### The problem
Reproduce exactly the lines starting at the line that contains "Generate a Python" and ending at the line that contains "import matplotlib.pyplot as plt". Omit pictures.

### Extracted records
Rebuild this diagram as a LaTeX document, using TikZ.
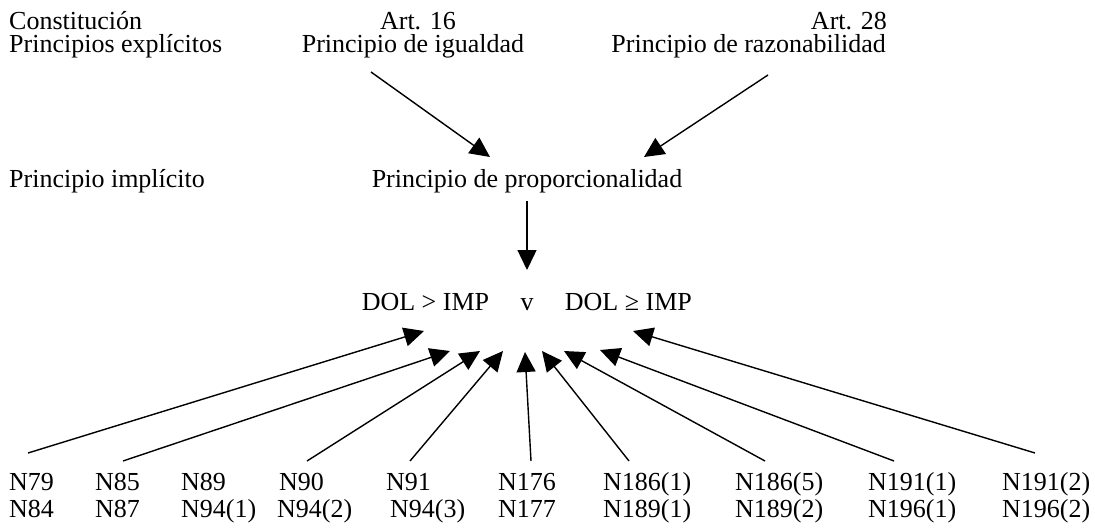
\documentclass[tikz,border=0pt]{standalone}
\usepackage{fontspec}
\setmainfont{Liberation Serif}
\usetikzlibrary{arrows.meta,calc}
\begin{document}
\begin{tikzpicture}[x=1pt,y=-1pt,
  lbl/.style={inner sep=0pt, font=\fontsize{26}{28}\selectfont},
  arr/.style={line width=1.4pt, -{Triangle[length=20pt,width=19pt]}}]
\useasboundingbox (0,0) rectangle (1095,530);
% top
\node[lbl,anchor=base west] (const)  at (9,29) {Constitución};
\node[lbl,anchor=base west] (explic) at (9,52) {Principios explícitos};
\node[lbl,anchor=base] (art16) at (418,29) {Art. 16};
\node[lbl,anchor=base] (igual) at (413,52) {Principio de igualdad};
\node[lbl,anchor=base east] (art28) at (887,29) {Art. 28};
\node[lbl,anchor=base east] (razon) at (886,52) {Principio de razonabilidad};
% middle
\node[lbl,anchor=base west] (implic) at (9,187) {Principio implícito};
\node[lbl,anchor=base] (prop) at (527,187) {Principio de proporcionalidad};
\node[lbl,anchor=base] (vor) at (527,310) {v};
\node[lbl,anchor=base east] (dolA) at ($(vor.base west)+(-31,0)$) {DOL > IMP};
\node[lbl,anchor=base west] (dolB) at ($(vor.base east)+(31,0)$) {DOL ≥ IMP};
% bottom labels
\foreach \n/\x/\ta in {1/9/N79, 2/95/N85, 3/181/N89, 4/279/N90, 5/386/N91, 6/498/N176, 7/603/N186(1), 8/735/N186(5), 9/868/N191(1), 10/1002/N191(2)}{
  \node[lbl,anchor=base west] (t\n) at (\x,490) {\ta};
}
\node[lbl,anchor=base west] (b1) at (9,517) {N84};
\node[lbl,anchor=base west] (b2) at (95,517) {N87};
\node[lbl,anchor=base west] (b3) at (181,517) {N94(1)};
\node[lbl,anchor=base west] (b4) at (277,517) {N94(2)};
\node[lbl,anchor=base west] (b5) at (390,517) {N94(3)};
\node[lbl,anchor=base west] (b6) at (498,517) {N177};
\node[lbl,anchor=base west] (b7) at (603,517) {N189(1)};
\node[lbl,anchor=base west] (b8) at (735,517) {N189(2)};
\node[lbl,anchor=base west] (b9) at (868,517) {N196(1)};
\node[lbl,anchor=base west] (b10) at (1002,517) {N196(2)};
% top arrows
\draw[arr] ($(igual.base)+(-42,20)$) -- ($(prop.base)+(-37,-30)$);
\draw[arr] ($(razon.base east)+(-118,23)$) -- ($(prop.base)+(117,-30)$);
\draw[arr] ($(prop.base)+(0,14)$) -- ($(vor.base)+(0,-40)$);
% bottom arrows
\draw[arr] ($(t1.base west)+(19,-37)$) -- ($(vor.base)+(-103,21)$);
\draw[arr] ($(t2.base west)+(28,-29)$) -- ($(vor.base)+(-77,41)$);
\draw[arr] ($(t4.base west)+(28,-29)$) -- ($(vor.base)+(-47,41)$);
\draw[arr] ($(t5.base west)+(24,-29)$) -- ($(vor.base)+(-24,41)$);
\draw[arr] ($(t6.base west)+(33,-29)$) -- ($(vor.base)+(-2,42)$);
\draw[arr] ($(t7.base west)+(26,-29)$) -- ($(vor.base)+(15,41)$);
\draw[arr] ($(t8.base west)+(30,-29)$) -- ($(vor.base)+(37,41)$);
\draw[arr] ($(t9.base west)+(26,-29)$) -- ($(vor.base)+(73,40)$);
\draw[arr] ($(t10.base west)+(33,-37)$) -- ($(vor.base)+(106,21)$);
\end{tikzpicture}
\end{document}
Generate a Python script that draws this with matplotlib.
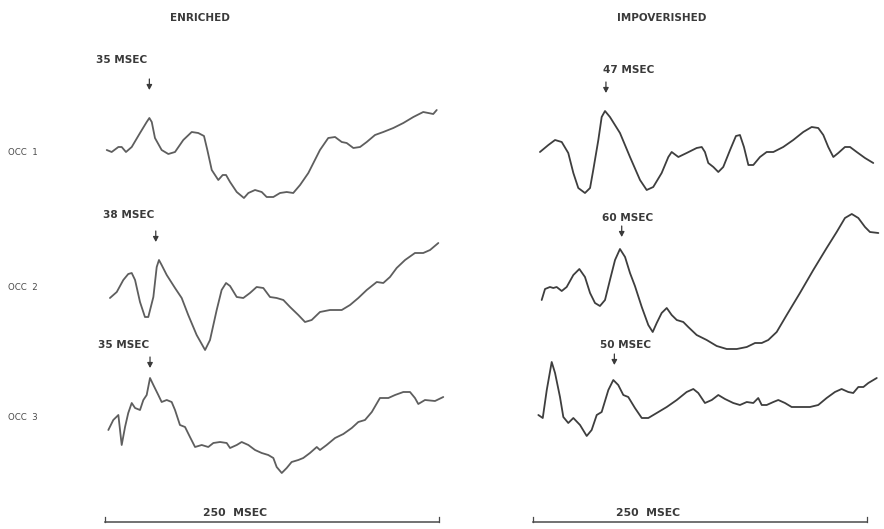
import matplotlib
matplotlib.use("Agg")
import matplotlib.pyplot as plt

# ---------------- data (time in msec, amplitude in arbitrary units) ----------------
column_titles = ["ENRICHED", "IMPOVERISHED"]
row_labels = ["OCC  1", "OCC  2", "OCC  3"]
scale_label = "250  MSEC"

enr1_t = [1.3, 5.0, 10.0, 12.5, 15.7, 20.0, 26.2, 31.2, 33.2, 35.0, 37.4, 42.4, 47.4, 52.4, 58.6, 64.9,
          69.8, 74.1, 76.6, 79.9, 84.8, 88.1, 90.6, 93.6, 98.6, 104.0, 107.3, 112.3, 117.3, 121.0, 126.0,
          131.0, 136.0, 140.9, 146.0, 152.2, 160.9, 167.1, 172.2, 177.2, 180.9, 185.9, 190.9, 195.9,
          202.1, 208.3, 215.8, 223.3, 230.8, 238.2, 242.0, 245.7, 248.3]
enr1_a = [0.5, 0.3, 0.8, 0.8, 0.3, 0.8, 2.2, 3.3, 3.7, 3.3, 1.7, 0.5, 0.1, 0.3, 1.5, 2.3,
          2.2, 1.9, 0.5, -1.5, -2.5, -2.0, -2.0, -2.7, -3.7, -4.3, -3.8, -3.5, -3.7, -4.2, -4.2,
          -3.8, -3.7, -3.8, -3.0, -1.8, 0.5, 1.7, 1.8, 1.3, 1.2, 0.7, 0.8, 1.3,
          2.0, 2.3, 2.7, 3.2, 3.8, 4.3, 4.2, 4.1, 4.5]

enr2_t = [3.7, 8.8, 13.7, 17.4, 20.0, 22.5, 26.2, 29.9, 32.4, 36.2, 38.7, 40.4, 42.4, 46.2, 52.4, 57.4,
          62.3, 68.6, 74.9, 78.6, 83.6, 87.3, 90.6, 93.6, 98.6, 103.5, 108.5, 113.5, 118.5, 123.5, 128.5,
          133.5, 138.5, 144.7, 149.7, 154.7, 160.9, 168.4, 177.2, 183.4, 189.6, 195.9, 203.4, 208.3,
          213.3, 218.3, 224.6, 232.0, 238.2, 243.3, 249.5]
enr2_a = [-0.8, -0.2, 1.0, 1.6, 1.7, 1.0, -1.2, -2.7, -2.7, -0.7, 2.3, 3.0, 2.5, 1.5, 0.2, -0.8,
          -2.5, -4.5, -6.0, -5.0, -2.0, 0.0, 0.7, 0.4, -0.7, -0.8, -0.3, 0.3, 0.2, -0.7, -0.8,
          -1.0, -1.7, -2.5, -3.2, -3.0, -2.2, -2.0, -2.0, -1.5, -0.8, 0.0, 0.8, 0.7,
          1.3, 2.2, 3.0, 3.7, 3.7, 4.0, 4.7]

enr3_t = [2.5, 6.2, 10.0, 12.5, 15.0, 17.4, 20.0, 22.5, 26.2, 28.7, 31.2, 33.7, 36.2, 39.9, 42.4, 46.2,
          49.9, 52.4, 56.1, 59.9, 63.6, 67.4, 72.4, 77.3, 81.1, 86.1, 91.1, 93.6, 98.6, 102.3, 107.3,
          112.3, 117.3, 122.2, 126.0, 128.5, 132.3, 136.0, 139.7, 144.7, 148.4, 153.4, 158.5, 160.9,
          165.9, 172.2, 178.4, 184.7, 189.6, 194.6, 199.7, 205.8, 212.1, 217.1, 223.3, 228.3, 232.0,
          234.5, 239.5, 247.0, 253.2]
enr3_a = [-1.0, 0.0, 0.5, -2.5, -0.7, 0.7, 1.7, 1.2, 1.0, 2.0, 2.5, 4.2, 3.5, 2.5, 1.8, 2.0,
          1.8, 1.0, -0.5, -0.7, -1.7, -2.7, -2.5, -2.7, -2.3, -2.2, -2.3, -2.8, -2.5, -2.2, -2.5,
          -3.0, -3.3, -3.5, -3.8, -4.7, -5.3, -4.8, -4.2, -4.0, -3.8, -3.3, -2.7, -3.0,
          -2.5, -1.8, -1.4, -0.8, -0.2, 0.0, 0.8, 2.2, 2.2, 2.5, 2.8, 2.8, 2.2,
          1.6, 2.0, 1.9, 2.3]

imp1_t = [5.2, 11.5, 16.5, 21.5, 26.4, 30.2, 33.9, 38.9, 42.7, 45.1, 48.9, 51.4, 53.9, 57.6, 65.1, 72.6,
          80.1, 85.1, 90.0, 96.3, 101.3, 103.8, 108.8, 115.0, 122.5, 126.3, 128.7, 131.2, 135.0, 138.7,
          142.4, 147.5, 151.9, 154.9, 157.9, 161.2, 164.9, 169.9, 174.9, 179.9, 187.3, 194.8, 202.3,
          208.6, 213.5, 217.3, 221.0, 224.8, 228.5, 233.5, 237.3, 242.3, 248.5, 254.7]
imp1_a = [0.3, 1.0, 1.5, 1.3, 0.2, -1.8, -3.3, -3.8, -3.3, -1.5, 1.5, 3.8, 4.4, 3.8, 2.2, -0.2,
          -2.5, -3.5, -3.2, -1.8, -0.2, 0.3, -0.2, 0.2, 0.7, 0.8, 0.3, -0.8, -1.2, -1.7,
          -1.2, 0.5, 1.9, 2.0, 0.8, -1.0, -1.0, -0.2, 0.3, 0.3, 0.8, 1.5, 2.3,
          2.8, 2.7, 2.0, 0.8, -0.2, 0.2, 0.8, 0.8, 0.3, -0.3, -0.8]

imp2_t = [6.5, 9.0, 12.7, 15.2, 17.7, 21.5, 25.2, 30.2, 34.7, 38.9, 42.7, 46.4, 50.1, 53.9, 57.6, 61.4,
          65.1, 68.9, 72.6, 76.3, 81.4, 86.3, 89.6, 92.6, 96.3, 100.1, 103.8, 107.6, 112.5, 116.2,
          122.5, 130.0, 137.5, 145.0, 152.5, 160.0, 166.2, 171.2, 176.1, 182.4, 189.9, 199.8, 209.8,
          219.8, 227.3, 233.5, 238.6, 243.5, 248.5, 252.2, 258.5]
imp2_a = [-1.0, 0.1, 0.3, 0.2, 0.3, -0.1, 0.3, 1.5, 2.1, 1.3, -0.3, -1.3, -1.6, -1.0, 1.0, 3.0,
          4.1, 3.3, 1.7, 0.4, -1.7, -3.5, -4.2, -3.3, -2.3, -1.8, -2.5, -3.0, -3.2, -3.7,
          -4.5, -5.0, -5.6, -5.9, -5.9, -5.7, -5.3, -5.3, -5.0, -4.2, -2.5, -0.3, 2.0,
          4.2, 5.8, 7.2, 7.6, 7.2, 6.3, 5.8, 5.7]

imp3_t = [4.0, 7.3, 10.3, 14.0, 16.5, 20.2, 22.7, 26.4, 30.2, 35.2, 40.2, 43.9, 47.7, 51.4, 56.4, 60.1,
          63.8, 67.6, 71.3, 76.3, 81.4, 86.3, 92.6, 100.1, 107.6, 115.0, 120.0, 123.7, 128.7, 133.8,
          138.7, 143.7, 149.9, 154.9, 160.0, 164.9, 168.6, 171.2, 174.9, 179.9, 183.6, 188.6, 193.6,
          199.8, 207.3, 213.5, 219.8, 226.0, 231.0, 236.0, 239.7, 243.5, 247.3, 251.0, 257.3]
imp3_a = [0.5, 0.2, 3.0, 5.8, 4.7, 2.3, 0.3, -0.3, 0.2, -0.5, -1.6, -1.0, 0.5, 0.8, 3.0, 4.0,
          3.5, 2.5, 2.3, 1.2, 0.2, 0.2, 0.7, 1.3, 2.0, 2.8, 3.1, 2.7, 1.7, 2.0,
          2.5, 2.1, 1.7, 1.5, 1.8, 1.7, 2.2, 1.5, 1.5, 1.8, 2.0, 1.7, 1.3,
          1.3, 1.3, 1.5, 2.2, 2.8, 3.1, 2.8, 2.7, 3.3, 3.3, 3.7, 4.2]

# latency markers: label text, arrow time (msec) as drawn
enr_latency_labels = ["35 MSEC", "38 MSEC", "35 MSEC"]
enr_arrow_t = [33.2, 38.0, 33.7]
imp_latency_labels = ["47 MSEC", "60 MSEC", "50 MSEC"]
imp_arrow_t = [54.6, 66.4, 60.9]

traces = [[(enr1_t, enr1_a), (imp1_t, imp1_a)],
          [(enr2_t, enr2_a), (imp2_t, imp2_a)],
          [(enr3_t, enr3_a), (imp3_t, imp3_a)]]
latency_labels = [[enr_latency_labels[i], imp_latency_labels[i]] for i in range(3)]
arrow_times = [[enr_arrow_t[i], imp_arrow_t[i]] for i in range(3)]

# ---------------- layout / style ----------------
W, H = 884, 529
fig = plt.figure(figsize=(W / 100, H / 100), dpi=100)
fig.patch.set_facecolor("white")

TEXT_C = "#3a3a3a"
LINE_C = ["#5e5e5e", "#3e3e3e"]
FONT = dict(family="DejaVu Sans", fontweight="bold", color=TEXT_C)

col_x0 = [105, 533]        # pixel x of 0 msec
col_w = 334                # pixels for 250 msec
row_center = [155, 290, 420]
half_h = 100               # pixels -> 10 amplitude units

# label positions (msec offset from arrow, amplitude)
label_off = [[(-40, 9.5), (-2.2, 8.5)],
             [(-39.5, 7.5), (-15, 7.2)],
             [(-39, 7.5), (-11, 7.5)]]
arrow_amp = [[7.0, 6.7], [5.3, 5.8], [5.7, 6.0]]


def px_axes(x0, ytop, w, h):
    return fig.add_axes([x0 / W, 1 - (ytop + h) / H, w / W, h / H])


for r in range(3):
    for c in range(2):
        ax = px_axes(col_x0[c], row_center[r] - half_h, col_w, 2 * half_h)
        ax.set_xlim(0, 250)
        ax.set_ylim(-10, 10)
        ax.axis("off")
        ax.patch.set_alpha(0)
        t, a = traces[r][c]
        ax.plot(t, a, color=LINE_C[c], lw=1.3, solid_joinstyle="round",
                solid_capstyle="round", clip_on=False)
        at = arrow_times[r][c]
        ay = arrow_amp[r][c]
        ax.annotate("", xy=(at, ay - 0.5), xytext=(at, ay + 0.6),
                    arrowprops=dict(arrowstyle="-|>,head_width=0.16,head_length=0.3",
                                    color=TEXT_C, lw=0.9, shrinkA=0, shrinkB=0),
                    annotation_clip=False)
        dx, dy = label_off[r][c]
        ax.text(at + dx, dy, latency_labels[r][c], fontsize=7.6,
                ha="left", va="center", clip_on=False, **FONT)

# row labels
for r in range(3):
    fig.text(8 / W, 1 - (row_center[r] - 3) / H, row_labels[r], fontsize=6.2,
             ha="left", va="center", family="DejaVu Sans", color="#4a4a4a")

# column titles
title_x = [200, 662]
for c in range(2):
    fig.text(title_x[c] / W, 1 - 18 / H, column_titles[c], fontsize=7.5,
             ha="center", va="center", **FONT)

# 250 msec scale bars
scale_text_t = [97, 86]
for c in range(2):
    bx = px_axes(col_x0[c], 490, col_w, 39)
    bx.set_xlim(0, 250)
    bx.set_ylim(0, 1)
    bx.axis("off")
    bx.patch.set_alpha(0)
    bx.plot([0, 250], [0.18, 0.18], color="#4a4a4a", lw=1.1, clip_on=False)
    bx.plot([0, 0], [0.18, 0.3], color="#4a4a4a", lw=0.9, clip_on=False)
    bx.plot([250, 250], [0.18, 0.3], color="#4a4a4a", lw=0.9, clip_on=False)
    bx.text(scale_text_t[c], 0.28, scale_label, fontsize=7.8, ha="center",
            va="bottom", **FONT)

fig.savefig("out.png", dpi=100, facecolor="white")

### Exercise result
Generate a Python script that draws this with matplotlib.
import matplotlib
matplotlib.use("Agg")
import matplotlib.pyplot as plt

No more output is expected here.